• THE TASK: From the entries below, print exactly the span beginning with the line holding "Write a Python" and ending with the line holding "plt.rcParams['axes.unicode_minus'] = False", endpoints included, and skip any pictures.

* * * * * * *

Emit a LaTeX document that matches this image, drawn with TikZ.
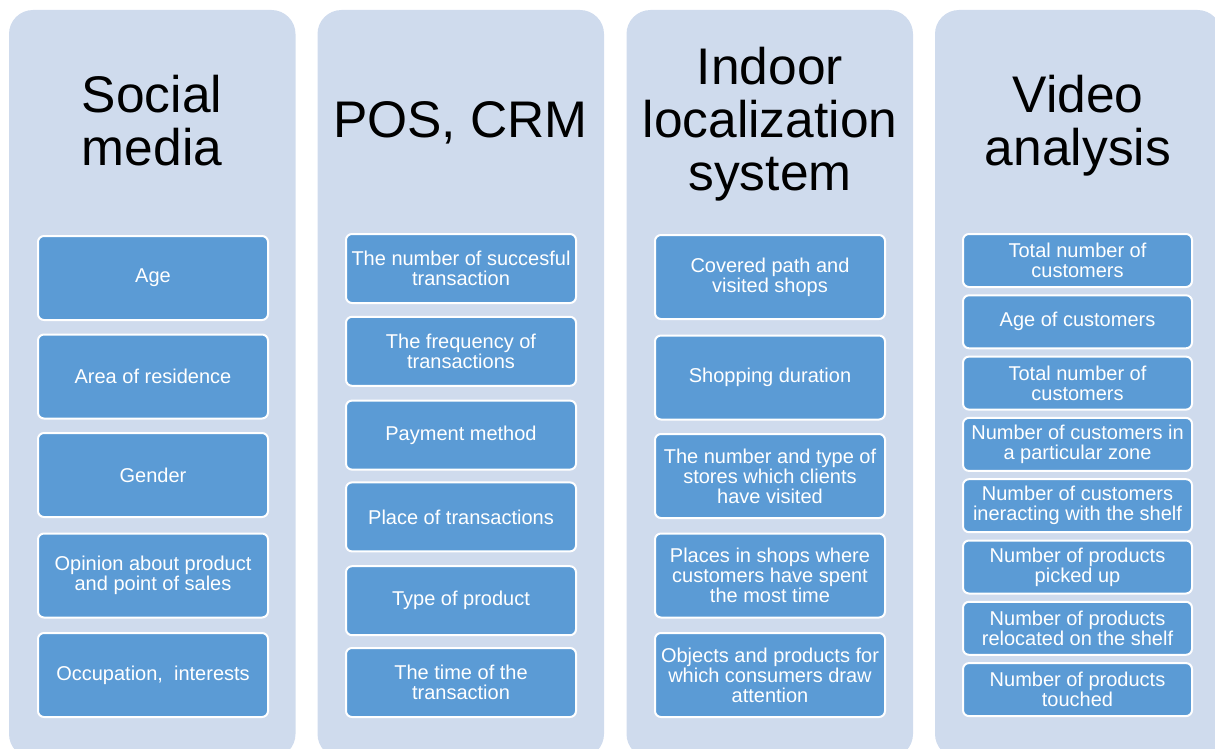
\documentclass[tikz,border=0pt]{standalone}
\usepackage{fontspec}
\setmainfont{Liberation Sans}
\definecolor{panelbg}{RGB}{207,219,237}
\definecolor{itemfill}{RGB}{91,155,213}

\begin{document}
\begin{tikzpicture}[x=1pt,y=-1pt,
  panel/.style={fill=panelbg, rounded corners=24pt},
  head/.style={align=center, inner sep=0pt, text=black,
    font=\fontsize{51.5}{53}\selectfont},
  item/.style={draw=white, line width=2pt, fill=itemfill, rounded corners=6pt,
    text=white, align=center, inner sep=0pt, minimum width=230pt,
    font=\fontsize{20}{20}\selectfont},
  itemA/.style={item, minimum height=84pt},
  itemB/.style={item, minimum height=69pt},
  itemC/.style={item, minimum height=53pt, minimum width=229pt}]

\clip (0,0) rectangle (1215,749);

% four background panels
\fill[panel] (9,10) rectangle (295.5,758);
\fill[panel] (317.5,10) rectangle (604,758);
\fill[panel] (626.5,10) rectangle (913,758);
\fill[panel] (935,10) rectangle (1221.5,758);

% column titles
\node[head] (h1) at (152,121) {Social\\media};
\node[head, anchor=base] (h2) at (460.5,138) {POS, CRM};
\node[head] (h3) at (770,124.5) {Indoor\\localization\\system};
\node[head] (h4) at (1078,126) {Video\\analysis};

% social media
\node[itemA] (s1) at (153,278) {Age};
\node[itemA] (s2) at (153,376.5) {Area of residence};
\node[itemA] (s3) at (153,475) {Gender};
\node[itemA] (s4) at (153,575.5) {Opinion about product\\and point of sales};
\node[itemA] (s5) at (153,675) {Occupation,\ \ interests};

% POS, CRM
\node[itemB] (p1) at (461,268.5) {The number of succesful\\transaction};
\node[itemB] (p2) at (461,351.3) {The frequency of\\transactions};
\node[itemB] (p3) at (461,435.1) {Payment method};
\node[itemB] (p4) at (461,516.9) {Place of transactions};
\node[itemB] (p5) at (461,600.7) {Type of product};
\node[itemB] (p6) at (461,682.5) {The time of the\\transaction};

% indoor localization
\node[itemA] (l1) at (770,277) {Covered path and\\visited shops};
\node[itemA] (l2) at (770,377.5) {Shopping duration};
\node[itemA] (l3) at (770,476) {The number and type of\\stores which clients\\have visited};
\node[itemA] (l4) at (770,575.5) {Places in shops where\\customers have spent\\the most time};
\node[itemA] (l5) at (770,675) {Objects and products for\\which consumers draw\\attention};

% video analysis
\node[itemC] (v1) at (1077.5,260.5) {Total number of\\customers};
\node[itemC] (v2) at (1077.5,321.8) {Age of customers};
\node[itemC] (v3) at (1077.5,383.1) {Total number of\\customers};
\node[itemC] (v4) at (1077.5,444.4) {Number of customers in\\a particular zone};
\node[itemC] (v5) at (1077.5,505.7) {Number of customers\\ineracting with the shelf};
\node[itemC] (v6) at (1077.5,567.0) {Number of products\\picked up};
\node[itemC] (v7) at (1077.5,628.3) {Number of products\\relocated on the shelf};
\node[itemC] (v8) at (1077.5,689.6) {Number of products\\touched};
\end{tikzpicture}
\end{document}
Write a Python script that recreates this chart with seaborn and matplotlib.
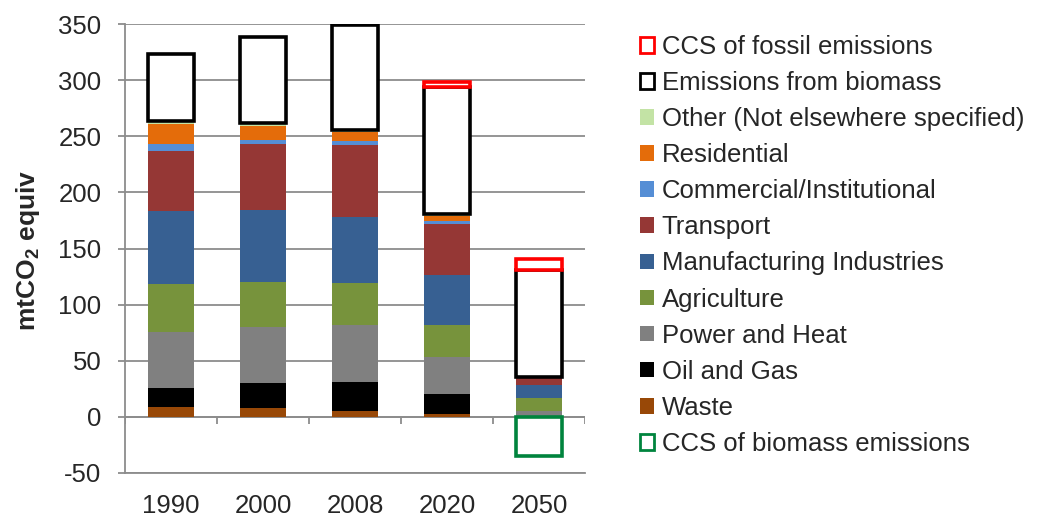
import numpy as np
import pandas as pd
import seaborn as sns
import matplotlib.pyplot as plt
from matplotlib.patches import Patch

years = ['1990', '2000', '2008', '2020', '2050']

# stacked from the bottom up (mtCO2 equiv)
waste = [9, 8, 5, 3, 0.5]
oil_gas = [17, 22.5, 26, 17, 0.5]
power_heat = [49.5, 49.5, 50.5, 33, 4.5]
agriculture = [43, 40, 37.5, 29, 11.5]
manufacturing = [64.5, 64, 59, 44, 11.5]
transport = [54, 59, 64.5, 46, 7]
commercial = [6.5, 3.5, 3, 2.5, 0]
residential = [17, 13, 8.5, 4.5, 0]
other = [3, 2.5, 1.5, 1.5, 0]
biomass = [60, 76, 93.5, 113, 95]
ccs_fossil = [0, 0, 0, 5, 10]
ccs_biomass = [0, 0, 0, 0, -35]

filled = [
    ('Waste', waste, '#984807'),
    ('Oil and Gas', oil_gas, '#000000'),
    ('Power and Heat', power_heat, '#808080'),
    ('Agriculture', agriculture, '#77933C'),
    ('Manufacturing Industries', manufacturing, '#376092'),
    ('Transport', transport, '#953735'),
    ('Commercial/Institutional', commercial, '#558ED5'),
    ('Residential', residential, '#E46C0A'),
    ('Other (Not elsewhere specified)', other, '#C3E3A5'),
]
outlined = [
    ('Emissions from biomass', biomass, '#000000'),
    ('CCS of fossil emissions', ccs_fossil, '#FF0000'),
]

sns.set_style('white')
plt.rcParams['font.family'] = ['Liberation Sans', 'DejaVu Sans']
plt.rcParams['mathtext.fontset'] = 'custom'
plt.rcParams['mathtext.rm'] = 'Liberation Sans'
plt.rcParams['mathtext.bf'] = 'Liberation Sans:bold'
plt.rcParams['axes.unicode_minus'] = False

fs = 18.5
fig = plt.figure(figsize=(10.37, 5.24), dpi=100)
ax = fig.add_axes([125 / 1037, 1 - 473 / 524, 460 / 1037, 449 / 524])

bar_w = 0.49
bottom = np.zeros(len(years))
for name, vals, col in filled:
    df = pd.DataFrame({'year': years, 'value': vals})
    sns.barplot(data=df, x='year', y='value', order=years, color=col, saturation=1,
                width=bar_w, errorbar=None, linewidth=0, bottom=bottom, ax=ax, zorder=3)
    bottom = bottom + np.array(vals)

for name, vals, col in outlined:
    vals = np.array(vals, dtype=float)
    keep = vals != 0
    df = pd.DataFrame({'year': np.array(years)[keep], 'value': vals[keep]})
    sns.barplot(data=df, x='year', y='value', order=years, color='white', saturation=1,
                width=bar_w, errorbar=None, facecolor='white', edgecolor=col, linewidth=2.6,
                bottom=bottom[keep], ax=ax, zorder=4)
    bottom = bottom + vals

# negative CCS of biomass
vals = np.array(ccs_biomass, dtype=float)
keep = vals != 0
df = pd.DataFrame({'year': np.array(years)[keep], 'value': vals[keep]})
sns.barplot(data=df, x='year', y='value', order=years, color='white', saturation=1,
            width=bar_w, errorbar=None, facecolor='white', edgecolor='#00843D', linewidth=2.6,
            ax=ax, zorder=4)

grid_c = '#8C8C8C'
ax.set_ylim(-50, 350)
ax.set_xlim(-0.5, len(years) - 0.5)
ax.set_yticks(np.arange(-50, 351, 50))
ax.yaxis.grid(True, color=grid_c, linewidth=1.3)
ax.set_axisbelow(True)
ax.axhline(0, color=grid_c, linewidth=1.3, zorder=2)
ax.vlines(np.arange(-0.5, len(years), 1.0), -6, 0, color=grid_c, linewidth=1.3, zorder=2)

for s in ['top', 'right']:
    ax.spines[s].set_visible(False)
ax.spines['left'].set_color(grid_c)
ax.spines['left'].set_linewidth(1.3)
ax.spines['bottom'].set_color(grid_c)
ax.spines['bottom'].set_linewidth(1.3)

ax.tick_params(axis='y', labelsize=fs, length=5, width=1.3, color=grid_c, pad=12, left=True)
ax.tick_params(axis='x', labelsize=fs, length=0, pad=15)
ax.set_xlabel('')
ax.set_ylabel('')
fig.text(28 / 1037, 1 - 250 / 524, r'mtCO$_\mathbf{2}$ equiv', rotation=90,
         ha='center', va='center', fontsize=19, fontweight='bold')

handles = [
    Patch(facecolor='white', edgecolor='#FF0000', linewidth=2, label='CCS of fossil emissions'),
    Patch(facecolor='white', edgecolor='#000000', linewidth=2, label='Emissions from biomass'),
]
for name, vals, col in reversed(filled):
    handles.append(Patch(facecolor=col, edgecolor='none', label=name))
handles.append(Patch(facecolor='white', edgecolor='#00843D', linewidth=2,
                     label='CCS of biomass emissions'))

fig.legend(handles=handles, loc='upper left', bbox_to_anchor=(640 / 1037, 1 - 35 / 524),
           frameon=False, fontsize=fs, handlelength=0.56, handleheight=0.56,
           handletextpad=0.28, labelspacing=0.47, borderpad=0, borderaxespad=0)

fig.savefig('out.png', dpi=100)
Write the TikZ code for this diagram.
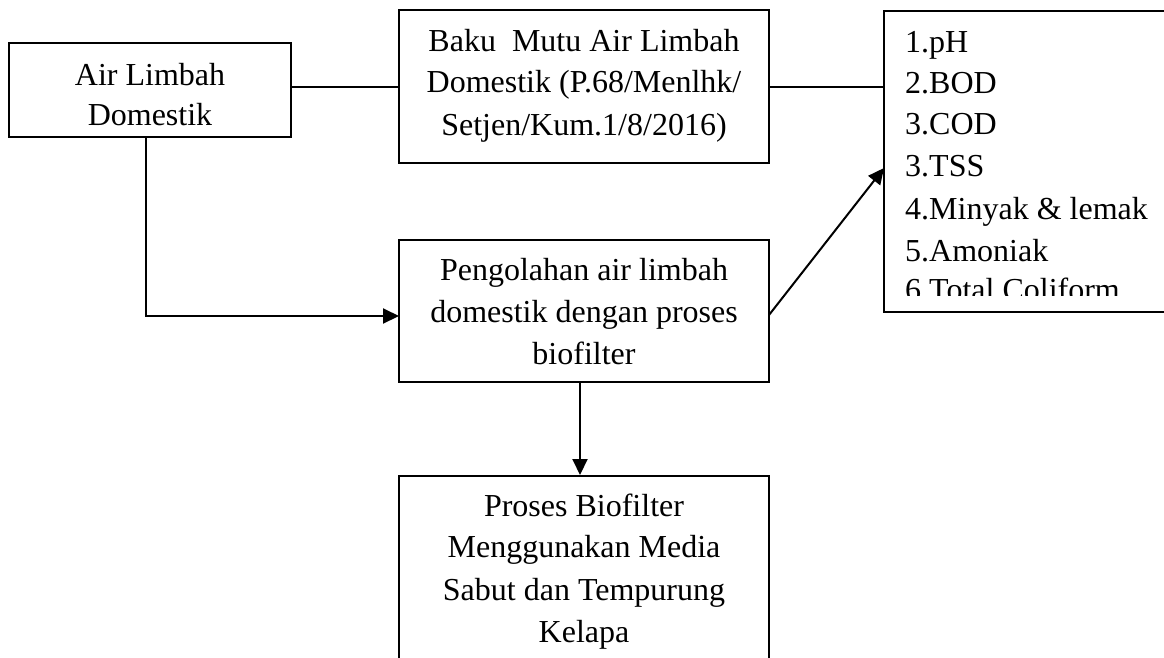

* * * * * * *

• RESPONSE:
Write a Python script that recreates this chart with seaborn and matplotlib.
import numpy as np
import pandas as pd
import seaborn as sns
import matplotlib.pyplot as plt
from matplotlib.patches import Patch

years = ['1990', '2000', '2008', '2020', '2050']

# stacked from the bottom up (mtCO2 equiv)
waste = [9, 8, 5, 3, 0.5]
oil_gas = [17, 22.5, 26, 17, 0.5]
power_heat = [49.5, 49.5, 50.5, 33, 4.5]
agriculture = [43, 40, 37.5, 29, 11.5]
manufacturing = [64.5, 64, 59, 44, 11.5]
transport = [54, 59, 64.5, 46, 7]
commercial = [6.5, 3.5, 3, 2.5, 0]
residential = [17, 13, 8.5, 4.5, 0]
other = [3, 2.5, 1.5, 1.5, 0]
biomass = [60, 76, 93.5, 113, 95]
ccs_fossil = [0, 0, 0, 5, 10]
ccs_biomass = [0, 0, 0, 0, -35]

filled = [
    ('Waste', waste, '#984807'),
    ('Oil and Gas', oil_gas, '#000000'),
    ('Power and Heat', power_heat, '#808080'),
    ('Agriculture', agriculture, '#77933C'),
    ('Manufacturing Industries', manufacturing, '#376092'),
    ('Transport', transport, '#953735'),
    ('Commercial/Institutional', commercial, '#558ED5'),
    ('Residential', residential, '#E46C0A'),
    ('Other (Not elsewhere specified)', other, '#C3E3A5'),
]
outlined = [
    ('Emissions from biomass', biomass, '#000000'),
    ('CCS of fossil emissions', ccs_fossil, '#FF0000'),
]

sns.set_style('white')
plt.rcParams['font.family'] = ['Liberation Sans', 'DejaVu Sans']
plt.rcParams['mathtext.fontset'] = 'custom'
plt.rcParams['mathtext.rm'] = 'Liberation Sans'
plt.rcParams['mathtext.bf'] = 'Liberation Sans:bold'
plt.rcParams['axes.unicode_minus'] = False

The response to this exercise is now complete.